**AIM**
Using the data beneath, show every line that includes the word "Python".

________________

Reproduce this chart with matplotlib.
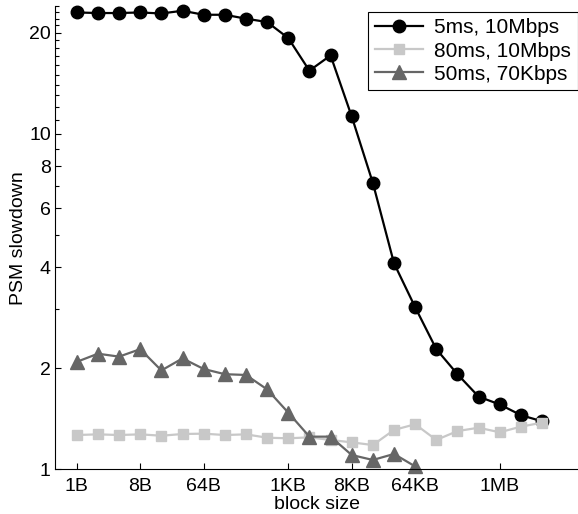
# PSM slowdown vs. block size for three network setups

import matplotlib
matplotlib.use("Agg")
import matplotlib.pyplot as plt
from matplotlib.ticker import FixedLocator, NullFormatter, NullLocator

plt.rcParams["font.family"] = ["Liberation Sans", "DejaVu Sans"]

# block sizes as powers of two: 1B .. 4MB
exponents = list(range(23))
block_sizes = [2 ** e for e in exponents]

lan_5ms = [22.96, 22.87, 22.87, 22.96, 22.8, 23.23, 22.6, 22.6, 22.0, 21.5,
           19.26, 15.4, 17.1, 11.25, 7.13, 4.11, 3.04, 2.28, 1.92, 1.646,
           1.56, 1.45, 1.39]
wan_80ms = [1.265, 1.271, 1.265, 1.271, 1.259, 1.274, 1.277, 1.265, 1.271, 1.242,
            1.237, 1.245, 1.223, 1.203, 1.181, 1.31, 1.362, 1.223, 1.30, 1.33,
            1.289, 1.34, 1.377]
slow_50ms = [2.09, 2.21, 2.166, 2.28, 1.97, 2.14, 1.99, 1.92, 1.91, 1.73,
             1.475, 1.251, 1.251, 1.103, 1.066, 1.111, 1.02]

series_labels = ["5ms, 10Mbps", "80ms, 10Mbps", "50ms, 70Kbps"]

x_tick_exps = [0, 3, 6, 10, 13, 16, 20]
x_tick_labels = ["1B", "8B", "64B", "1KB", "8KB", "64KB", "1MB"]
y_major = [1, 2, 4, 6, 8, 10, 20]
y_minor = [3, 5, 7, 9, 11, 12, 13, 14, 15, 16, 17, 18, 19, 21, 22, 23, 24]

W, H = 578, 514
fig = plt.figure(figsize=(W / 100, H / 100), dpi=100)
ax = fig.add_axes([55 / W, (H - 469.3) / H, (W - 55) / W, (469.3 - 6) / H])

ax.plot(block_sizes, lan_5ms, color="black", lw=1.6, marker="o", ms=9,
        label=series_labels[0], clip_on=False)
ax.plot(block_sizes, wan_80ms, color="#c8c8c8", lw=1.6, marker="s", ms=7.5,
        label=series_labels[1], clip_on=False)
ax.plot(block_sizes[:len(slow_50ms)], slow_50ms, color="#666666", lw=1.6,
        marker="^", ms=10, label=series_labels[2], clip_on=False)

ax.set_xscale("log", base=2)
ax.set_yscale("log")
ax.set_xlim(2 ** -1.03, 2 ** 23.7)
ax.set_ylim(1, 24)

ax.xaxis.set_major_locator(FixedLocator([2 ** e for e in x_tick_exps]))
ax.xaxis.set_minor_locator(NullLocator())
ax.set_xticklabels(x_tick_labels)
ax.yaxis.set_major_locator(FixedLocator(y_major))
ax.yaxis.set_minor_locator(FixedLocator(y_minor))
ax.yaxis.set_minor_formatter(NullFormatter())
ax.set_yticklabels([str(v) for v in y_major])

ax.tick_params(which="both", direction="in", labelsize=14, width=0.8)
ax.tick_params(axis="x", which="major", length=4, pad=6)
ax.tick_params(axis="y", which="major", length=4, pad=3)
ax.tick_params(axis="y", which="minor", length=3)

for side in ("top", "right"):
    ax.spines[side].set_visible(False)
for side in ("left", "bottom"):
    ax.spines[side].set_linewidth(0.8)

ax.set_xlabel("block size", fontsize=14, labelpad=1)
ax.set_ylabel("PSM slowdown", fontsize=14, labelpad=1.5)

leg = ax.legend(loc="upper right", bbox_to_anchor=(1.0, 1 - 5.7 / 463.3),
                borderaxespad=0, fontsize=15, fancybox=False, framealpha=1,
                edgecolor="black", handlelength=2.3, handletextpad=0.55,
                labelspacing=0.2, borderpad=0.32)
leg.get_frame().set_linewidth(0.8)

fig.savefig("out.png", dpi=100)
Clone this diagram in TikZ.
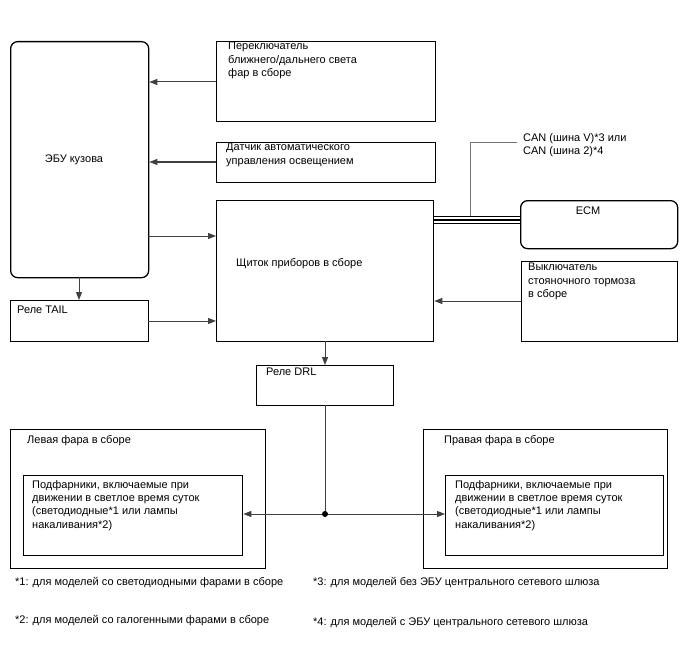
\documentclass[tikz,border=0pt]{standalone}
\usepackage{fontspec}
\setmainfont{Liberation Sans}
\usetikzlibrary{arrows.meta}
\begin{document}
\begin{tikzpicture}[x=1pt,y=-1pt,
  box/.style={draw=black, line width=1.3pt, anchor=north west, inner sep=0pt},
  rbox/.style={box, rounded corners=7pt},
  txt/.style={anchor=north west, inner sep=0pt, align=left, font=\fontsize{11}{13.4}\selectfont, text=black},
  ftxt/.style={txt},
  ctxt/.style={inner sep=0pt, font=\fontsize{11}{13.4}\selectfont, text=black},
  conn/.style={draw=black!75, line width=1pt},
  arr/.style={conn, -{Triangle[length=8pt,width=6pt]}},
  bus/.style={draw=black, line width=1.3pt}
]
\useasboundingbox[fill=white] (0,0) rectangle (688,658);

% boxes
\node[rbox, minimum width=138pt, minimum height=236pt] (ecu) at (10,41) {};
\node[box, minimum width=219pt, minimum height=80pt] (sw) at (216,41) {};
\node[box, minimum width=219pt, minimum height=40pt] (sens) at (216,142) {};
\node[box, minimum width=217pt, minimum height=141pt] (clus) at (216,200) {};
\node[box, minimum width=138pt, minimum height=41pt] (tail) at (10,300) {};
\node[rbox, minimum width=157pt, minimum height=48pt] (ecm) at (520,200) {};
\node[box, minimum width=156pt, minimum height=80pt] (brake) at (521,261) {};
\node[box, minimum width=137pt, minimum height=40pt] (drl) at (256,365) {};
\node[box, minimum width=255pt, minimum height=139pt] (lh) at (10,429) {};
\node[box, minimum width=219pt, minimum height=80pt] (lhin) at (23,475) {};
\node[box, minimum width=244pt, minimum height=139pt] (rh) at (423,429) {};
\node[box, minimum width=218pt, minimum height=80pt] (rhin) at (445,475) {};

% texts
\node[txt] (tsw) at (228,42) {Переключатель\\ближнего/дальнего света\\фар в сборе};
\node[ctxt] (tecu) at (74,160) {ЭБУ кузова};
\node[txt] (tsens) at (226,143) {Датчик автоматического\\управления освещением};
\node[txt] (tclus) at (236,258) {Щиток приборов в сборе};
\node[txt] (ttail) at (17,306) {Реле TAIL};
\node[txt] (tdrl) at (266,368) {Реле DRL};
\node[txt] (tcan) at (523,133) {CAN (шина V)*3 или\\CAN (шина 2)*4};
\node[ctxt] (tecm) at (588,211) {ECM};
\node[txt] (tbrake) at (528,263) {Выключатель\\стояночного тормоза\\в сборе};
\node[txt] (tlh) at (27,435) {Левая фара в сборе};
\node[txt] (tlhin) at (32,480) {Подфарники, включаемые при\\движении в светлое время суток\\(светодиодные*1 или лампы\\накаливания*2)};
\node[txt] (trh) at (444,435) {Правая фара в сборе};
\node[txt] (trhin) at (455,480) {Подфарники, включаемые при\\движении в светлое время суток\\(светодиодные*1 или лампы\\накаливания*2)};
\node[ftxt] (fn1) at (15,577) {*1: для моделей со светодиодными фарами в сборе};
\node[ftxt] (fn2) at (15,615) {*2: для моделей со галогенными фарами в сборе};
\node[ftxt] (fn3) at (313,577) {*3: для моделей без ЭБУ центрального сетевого шлюза};
\node[ftxt] (fn4) at (313,617) {*4: для моделей с ЭБУ центрального сетевого шлюза};

% connectors
\coordinate (c1) at (216,82);
\coordinate (c2) at (216,162);
\coordinate (c3) at (148,236);
\coordinate (c4) at (148,321);
\coordinate (c5) at (79,277);
\coordinate (c6) at (521,301);
\coordinate (c7) at (325,341);
\coordinate (c8) at (325,405);
\coordinate (jn) at (325,514);
\draw[arr] (c1) -- (c1 -| ecu.east);
\draw[arr] (c2) -- (c2 -| ecu.east);
\draw[arr] (c3) -- (c3 -| clus.west);
\draw[arr] (c4) -- (c4 -| clus.west);
\draw[arr] (c5) -- (c5 |- tail.north);
\draw[arr] (c6) -- (c6 -| clus.east);
\draw[arr] (c7) -- (c7 |- drl.north);
\draw[conn] (c8) -- (jn);
\draw[arr] (jn) -- (jn -| lhin.east);
\draw[arr] (jn) -- (jn -| rhin.west);
\fill[black] (jn) circle (3pt);

% CAN bus
\coordinate (b1) at (433,216.5);
\coordinate (b2) at (433,220);
\coordinate (b3) at (433,223.5);
\draw[bus] (b1) -- (b1 -| ecm.west);
\draw[bus] (b2) -- (b2 -| ecm.west);
\draw[bus] (b3) -- (b3 -| ecm.west);
\coordinate (g1) at (470,216);
\coordinate (g2) at (470,143);
\coordinate (g3) at (517,143);
\draw[draw=black!55, line width=1pt] (g1) -- (g2) -- (g3);
\end{tikzpicture}
\end{document}
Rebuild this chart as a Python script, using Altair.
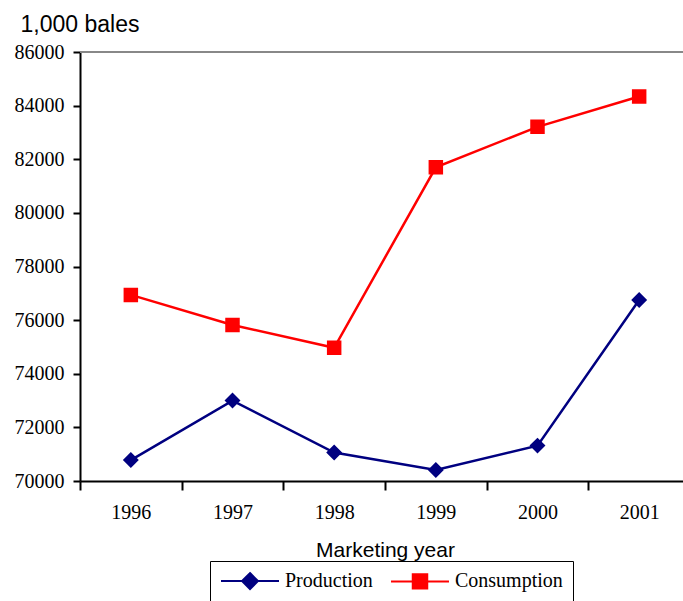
import altair as alt
import pandas as pd

years = ["1996", "1997", "1998", "1999", "2000", "2001"]
production = [70780, 73000, 71060, 70410, 71320, 76750]
consumption = [76940, 75820, 74970, 81700, 83210, 84340]
series_names = ["Production", "Consumption"]
series_colors = ["#000080", "#FF0000"]
y_ticks = list(range(70000, 86001, 2000))
top_value = [86000]

rows = []
for y, p, c in zip(years, production, consumption):
    rows.append({"year": y, "series": "Production", "value": p})
    rows.append({"year": y, "series": "Consumption", "value": c})
df = pd.DataFrame(rows)

# legend-friendly symbol paths: a horizontal line (only visible when stroked) plus the marker
diamond_path = "M-4,0H4M0,-1.1L1.1,0L0,1.1L-1.1,0Z"
square_path = "M-4,0H4M-1,-1H1V1H-1Z"

SERIF = "Liberation Serif"
SANS = "Liberation Sans"

x_axis = alt.Axis(
    title="Marketing year",
    titleFont=SANS,
    titleFontSize=21,
    titleFontWeight="normal",
    titleColor="#000",
    titlePadding=17,
    labelFont=SERIF,
    labelFontSize=20,
    labelColor="#000",
    labelAngle=0,
    labelPadding=12,
    tickBand="extent",
    tickSize=9,
    tickWidth=2,
    tickColor="#000",
    domainColor="#000",
    domainWidth=2,
    grid=False,
)

y_axis = alt.Axis(
    values=y_ticks,
    format="d",
    title="1,000 bales",
    titleAngle=0,
    titleFont=SANS,
    titleFontSize=23,
    titleFontWeight="normal",
    titleColor="#000",
    titleX=-60,
    titleY=-21,
    titleAlign="left",
    titleBaseline="alphabetic",
    labelFont=SERIF,
    labelFontSize=20,
    labelColor="#000",
    labelPadding=9,
    tickSize=7,
    tickWidth=2,
    tickColor="#000",
    domainColor="#000",
    domainWidth=2,
    grid=False,
)

x_scale = alt.Scale(range=[0, 610], paddingInner=0, paddingOuter=0)
y_scale = alt.Scale(domain=[70000, 86000], nice=False, zero=False)
color_scale = alt.Scale(domain=series_names, range=series_colors)

legend = alt.Legend(
    title=None,
    orient="none",
    legendX=130,
    legendY=509,
    direction="horizontal",
    labelFont=SERIF,
    labelFontSize=20,
    labelColor="#000",
    labelOffset=25,
    symbolOffset=20,
    columnPadding=14,
    padding=10,
    strokeColor="#000",
    fillColor="#fff",
    symbolSize=210,
    symbolStrokeWidth=2,
    symbolOpacity=1,
)

lines = alt.Chart(df).mark_line(strokeWidth=2.5).encode(
    x=alt.X("year:O", sort=years, scale=x_scale, axis=x_axis),
    y=alt.Y("value:Q", scale=y_scale, axis=y_axis),
    color=alt.Color("series:N", scale=color_scale, sort=series_names, legend=legend),
    detail="series:N",
)

points = alt.Chart(df).mark_point(filled=True, size=210, strokeWidth=0, opacity=1).encode(
    x=alt.X("year:O", sort=years),
    y=alt.Y("value:Q"),
    color=alt.Color("series:N", scale=color_scale, sort=series_names, legend=legend),
    stroke=alt.Stroke("series:N", scale=color_scale, sort=series_names, legend=legend),
    shape=alt.Shape(
        "series:N",
        scale=alt.Scale(domain=series_names, range=[diamond_path, square_path]),
        sort=series_names,
        legend=legend,
    ),
)

top_border = alt.Chart(pd.DataFrame({"v": top_value})).mark_rule(
    color="#888888", strokeWidth=2
).encode(y=alt.Y("v:Q", scale=y_scale, axis=y_axis))

chart = (
    alt.layer(lines, points, top_border)
    .properties(
        width=603,
        height=429,
        autosize=alt.AutoSizeParams(type="none"),
        padding={"left": 80, "top": 52, "right": 0, "bottom": 120},
    )
    .configure_view(stroke=None)
    .configure(background="#ffffff")
)

chart.save("out.html", embed_options={"renderer": "svg", "actions": False})
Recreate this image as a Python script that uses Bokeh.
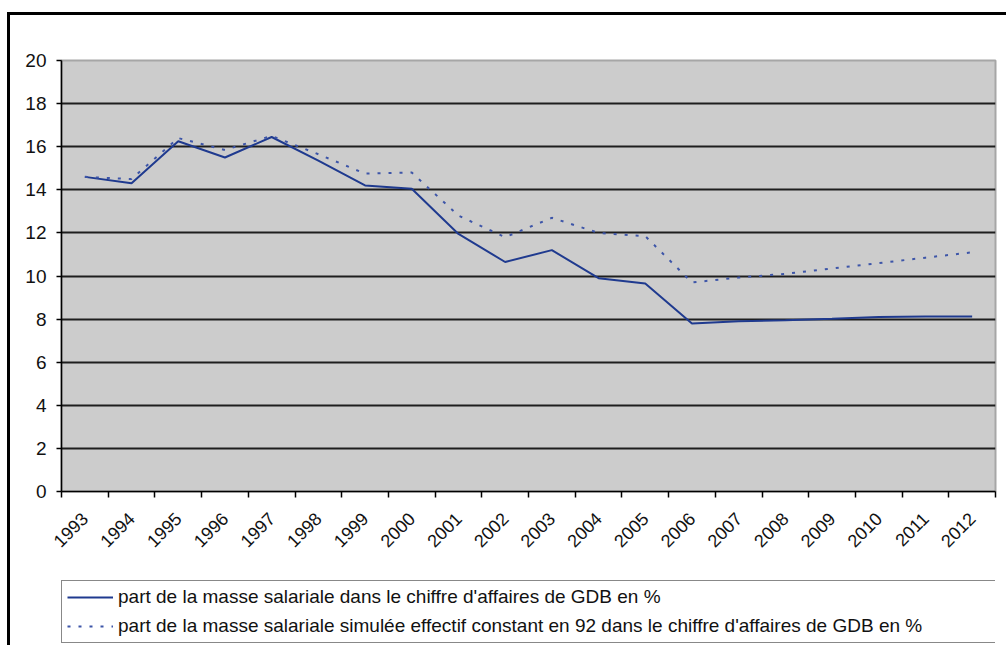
import math
from bokeh.plotting import figure
from bokeh.layouts import column
from bokeh.models import FixedTicker, Legend, LegendItem, Range1d
from bokeh.embed import file_html
from bokeh.resources import INLINE

years = list(range(1993, 2013))
part_masse = [14.6, 14.3, 16.25, 15.5, 16.45, 15.35, 14.2, 14.05, 11.95, 10.65,
              11.2, 9.9, 9.65, 7.8, 7.9, 7.95, 8.02, 8.1, 8.12, 8.12]
part_simulee = [14.6, 14.5, 16.4, 15.85, 16.5, 15.65, 14.75, 14.8, 12.8, 11.8,
                12.7, 12.0, 11.85, 9.7, 9.93, 10.1, 10.35, 10.6, 10.85, 11.1]
y_ticks = list(range(0, 21, 2))
labels = [
    "part de la masse salariale dans le chiffre d'affaires de GDB en %",
    "part de la masse salariale simulée effectif constant en 92 dans le chiffre d'affaires de GDB en %",
]

FONT = "Liberation Sans"
SOLID = dict(line_color="#1f3a8f", line_width=2)
DOTTED = dict(line_color="#3d55a8", line_width=2, line_dash="3 8")

p = figure(
    frame_width=934, frame_height=431,
    min_border_left=51, min_border_right=11, min_border_top=45, min_border_bottom=85,
    x_range=Range1d(years[0] - 0.5, years[-1] + 0.5),
    y_range=Range1d(0, 20),
    output_backend="svg", toolbar_location=None,
    background_fill_color="#cccccc", border_fill_color="white",
    outline_line_color="#a6a6a6", outline_line_width=2,
)

# x axis: labels at category centres, ticks at boundaries
p.xaxis.ticker = FixedTicker(ticks=years,
                             minor_ticks=[y - 0.5 for y in years] + [years[-1] + 0.5])
p.xaxis.major_tick_out = 0
p.xaxis.major_tick_in = 0
p.xaxis.minor_tick_out = 6
p.xaxis.minor_tick_in = 0
p.xaxis.minor_tick_line_color = "black"
p.xaxis.minor_tick_line_width = 1.5
p.xaxis.major_label_orientation = math.pi / 4
p.xaxis.major_label_standoff = 18
p.xaxis.major_label_text_font = FONT
p.xaxis.major_label_text_font_size = "18px"
p.xaxis.major_label_text_color = "#111111"
p.xaxis.axis_line_color = "black"
p.xaxis.axis_line_width = 1.5

p.yaxis.ticker = FixedTicker(ticks=y_ticks)
p.yaxis.major_tick_out = 5
p.yaxis.major_tick_in = 0
p.yaxis.minor_tick_line_color = None
p.yaxis.major_tick_line_color = "black"
p.yaxis.major_tick_line_width = 1.5
p.yaxis.major_label_standoff = 10
p.yaxis.major_label_text_font = FONT
p.yaxis.major_label_text_font_size = "19px"
p.yaxis.major_label_text_color = "#111111"
p.yaxis.axis_line_color = "black"
p.yaxis.axis_line_width = 1.5

p.xgrid.grid_line_color = None
p.ygrid.ticker = FixedTicker(ticks=y_ticks[1:-1])
p.ygrid.grid_line_color = "#1e1e1e"
p.ygrid.grid_line_width = 2

p.line(years, part_masse, **SOLID)
p.line(years, part_simulee, **DOTTED)

# legend strip below the chart (its view range excludes the data, only the keys show)
leg = figure(
    width=996, height=69,
    min_border_left=36, min_border_top=4, min_border_right=0, min_border_bottom=0,
    x_range=Range1d(0, 1), y_range=Range1d(0, 1),
    x_axis_location=None, y_axis_location=None,
    output_backend="svg", toolbar_location=None,
    background_fill_color="white", border_fill_color="white",
    outline_line_color=None,
)
leg.grid.visible = False
k1 = leg.line(years, part_masse, **SOLID)
k2 = leg.line(years, part_simulee, **DOTTED)

legend = Legend(
    items=[LegendItem(label=labels[0], renderers=[k1]),
           LegendItem(label=labels[1], renderers=[k2])],
    location="top_left",
    orientation="vertical",
    label_text_font=FONT, label_text_font_size="19px", label_text_color="#111111",
    glyph_width=46, glyph_height=22, label_height=22, label_width=885,
    label_standoff=5, spacing=7, padding=5, margin=0,
    border_line_color="#111111", border_line_width=1.5,
    background_fill_color="white", background_fill_alpha=1,
)
leg.add_layout(legend, "center")

layout = column(p, leg, spacing=0)
layout.styles = {"margin-top": "12px", "margin-left": "7px",
                 "border-top": "3px solid black", "border-left": "3px solid black"}

open("out.html", "w").write(file_html(layout, INLINE))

________________

**ANSWER IN FULL**
Rebuild this chart as a Python script, using Altair.
Recreate this image as a Python script that uses Bokeh.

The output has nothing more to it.